EXERCISE DESCRIPTION » Your task is to copy every line of this material exactly.

--------

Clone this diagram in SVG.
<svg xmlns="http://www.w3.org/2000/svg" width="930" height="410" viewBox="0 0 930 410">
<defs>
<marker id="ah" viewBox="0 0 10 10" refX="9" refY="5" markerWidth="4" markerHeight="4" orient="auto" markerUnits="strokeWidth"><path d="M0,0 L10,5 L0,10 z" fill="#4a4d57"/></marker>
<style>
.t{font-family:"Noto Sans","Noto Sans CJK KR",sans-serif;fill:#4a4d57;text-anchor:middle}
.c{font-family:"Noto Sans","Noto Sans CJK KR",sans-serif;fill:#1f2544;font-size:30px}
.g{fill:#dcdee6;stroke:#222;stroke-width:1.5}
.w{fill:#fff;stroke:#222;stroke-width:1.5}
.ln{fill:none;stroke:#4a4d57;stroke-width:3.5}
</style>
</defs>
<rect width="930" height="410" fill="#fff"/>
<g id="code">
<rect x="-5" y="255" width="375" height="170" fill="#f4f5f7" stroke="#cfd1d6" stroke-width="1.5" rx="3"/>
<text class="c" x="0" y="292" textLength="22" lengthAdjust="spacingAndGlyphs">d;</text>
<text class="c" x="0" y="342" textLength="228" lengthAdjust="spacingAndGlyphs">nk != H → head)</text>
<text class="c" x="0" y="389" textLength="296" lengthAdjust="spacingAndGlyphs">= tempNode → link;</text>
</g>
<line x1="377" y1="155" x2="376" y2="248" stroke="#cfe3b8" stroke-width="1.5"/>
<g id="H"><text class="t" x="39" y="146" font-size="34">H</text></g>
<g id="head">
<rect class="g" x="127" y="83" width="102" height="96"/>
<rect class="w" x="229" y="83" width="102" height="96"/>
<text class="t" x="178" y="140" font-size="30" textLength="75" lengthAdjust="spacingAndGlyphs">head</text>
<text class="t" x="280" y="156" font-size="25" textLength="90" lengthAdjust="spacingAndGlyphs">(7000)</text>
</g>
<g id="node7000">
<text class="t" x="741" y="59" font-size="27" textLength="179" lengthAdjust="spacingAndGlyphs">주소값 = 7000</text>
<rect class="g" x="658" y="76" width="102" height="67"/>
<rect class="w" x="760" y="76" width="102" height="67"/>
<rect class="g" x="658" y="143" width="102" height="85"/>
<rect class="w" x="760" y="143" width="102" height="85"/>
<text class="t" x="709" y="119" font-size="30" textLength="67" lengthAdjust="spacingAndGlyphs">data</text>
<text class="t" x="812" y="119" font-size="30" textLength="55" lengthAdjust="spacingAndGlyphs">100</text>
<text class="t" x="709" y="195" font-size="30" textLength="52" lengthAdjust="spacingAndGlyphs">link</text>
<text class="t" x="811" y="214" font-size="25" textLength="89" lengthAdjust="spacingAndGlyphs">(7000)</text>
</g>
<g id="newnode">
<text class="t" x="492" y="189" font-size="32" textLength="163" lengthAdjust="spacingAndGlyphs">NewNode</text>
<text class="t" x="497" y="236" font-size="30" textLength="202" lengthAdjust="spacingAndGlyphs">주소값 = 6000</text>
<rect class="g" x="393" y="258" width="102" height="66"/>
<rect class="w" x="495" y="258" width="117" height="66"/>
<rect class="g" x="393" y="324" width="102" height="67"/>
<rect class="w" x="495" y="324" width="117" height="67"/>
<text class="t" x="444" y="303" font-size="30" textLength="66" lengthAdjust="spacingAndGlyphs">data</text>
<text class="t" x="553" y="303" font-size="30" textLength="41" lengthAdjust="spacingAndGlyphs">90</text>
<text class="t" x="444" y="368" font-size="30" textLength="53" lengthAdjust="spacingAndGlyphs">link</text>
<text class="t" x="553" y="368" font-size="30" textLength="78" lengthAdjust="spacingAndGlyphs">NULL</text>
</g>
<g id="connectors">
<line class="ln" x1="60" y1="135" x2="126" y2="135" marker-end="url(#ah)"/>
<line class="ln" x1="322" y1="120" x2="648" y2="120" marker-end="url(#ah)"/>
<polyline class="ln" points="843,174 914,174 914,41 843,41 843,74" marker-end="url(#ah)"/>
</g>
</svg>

--------

TASK ANSWER »
Clone this diagram in SVG.
<svg xmlns="http://www.w3.org/2000/svg" width="930" height="410" viewBox="0 0 930 410">
<defs>
<marker id="ah" viewBox="0 0 10 10" refX="9" refY="5" markerWidth="4" markerHeight="4" orient="auto" markerUnits="strokeWidth"><path d="M0,0 L10,5 L0,10 z" fill="#4a4d57"/></marker>
<style>
.t{font-family:"Noto Sans","Noto Sans CJK KR",sans-serif;fill:#4a4d57;text-anchor:middle}
.c{font-family:"Noto Sans","Noto Sans CJK KR",sans-serif;fill:#1f2544;font-size:30px}
.g{fill:#dcdee6;stroke:#222;stroke-width:1.5}
.w{fill:#fff;stroke:#222;stroke-width:1.5}
.ln{fill:none;stroke:#4a4d57;stroke-width:3.5}
</style>
</defs>
<rect width="930" height="410" fill="#fff"/>
<g id="code">
<rect x="-5" y="255" width="375" height="170" fill="#f4f5f7" stroke="#cfd1d6" stroke-width="1.5" rx="3"/>
<text class="c" x="0" y="292" textLength="22" lengthAdjust="spacingAndGlyphs">d;</text>
<text class="c" x="0" y="342" textLength="228" lengthAdjust="spacingAndGlyphs">nk != H → head)</text>
<text class="c" x="0" y="389" textLength="296" lengthAdjust="spacingAndGlyphs">= tempNode → link;</text>
</g>
<line x1="377" y1="155" x2="376" y2="248" stroke="#cfe3b8" stroke-width="1.5"/>
<g id="H"><text class="t" x="39" y="146" font-size="34">H</text></g>
<g id="head">
<rect class="g" x="127" y="83" width="102" height="96"/>
<rect class="w" x="229" y="83" width="102" height="96"/>
<text class="t" x="178" y="140" font-size="30" textLength="75" lengthAdjust="spacingAndGlyphs">head</text>
<text class="t" x="280" y="156" font-size="25" textLength="90" lengthAdjust="spacingAndGlyphs">(7000)</text>
</g>
<g id="node7000">
<text class="t" x="741" y="59" font-size="27" textLength="179" lengthAdjust="spacingAndGlyphs">주소값 = 7000</text>
<rect class="g" x="658" y="76" width="102" height="67"/>
<rect class="w" x="760" y="76" width="102" height="67"/>
<rect class="g" x="658" y="143" width="102" height="85"/>
<rect class="w" x="760" y="143" width="102" height="85"/>
<text class="t" x="709" y="119" font-size="30" textLength="67" lengthAdjust="spacingAndGlyphs">data</text>
<text class="t" x="812" y="119" font-size="30" textLength="55" lengthAdjust="spacingAndGlyphs">100</text>
<text class="t" x="709" y="195" font-size="30" textLength="52" lengthAdjust="spacingAndGlyphs">link</text>
<text class="t" x="811" y="214" font-size="25" textLength="89" lengthAdjust="spacingAndGlyphs">(7000)</text>
</g>
<g id="newnode">
<text class="t" x="492" y="189" font-size="32" textLength="163" lengthAdjust="spacingAndGlyphs">NewNode</text>
<text class="t" x="497" y="236" font-size="30" textLength="202" lengthAdjust="spacingAndGlyphs">주소값 = 6000</text>
<rect class="g" x="393" y="258" width="102" height="66"/>
<rect class="w" x="495" y="258" width="117" height="66"/>
<rect class="g" x="393" y="324" width="102" height="67"/>
<rect class="w" x="495" y="324" width="117" height="67"/>
<text class="t" x="444" y="303" font-size="30" textLength="66" lengthAdjust="spacingAndGlyphs">data</text>
<text class="t" x="553" y="303" font-size="30" textLength="41" lengthAdjust="spacingAndGlyphs">90</text>
<text class="t" x="444" y="368" font-size="30" textLength="53" lengthAdjust="spacingAndGlyphs">link</text>
<text class="t" x="553" y="368" font-size="30" textLength="78" lengthAdjust="spacingAndGlyphs">NULL</text>
</g>
<g id="connectors">
<line class="ln" x1="60" y1="135" x2="126" y2="135" marker-end="url(#ah)"/>
<line class="ln" x1="322" y1="120" x2="648" y2="120" marker-end="url(#ah)"/>
<polyline class="ln" points="843,174 914,174 914,41 843,41 843,74" marker-end="url(#ah)"/>
</g>
</svg>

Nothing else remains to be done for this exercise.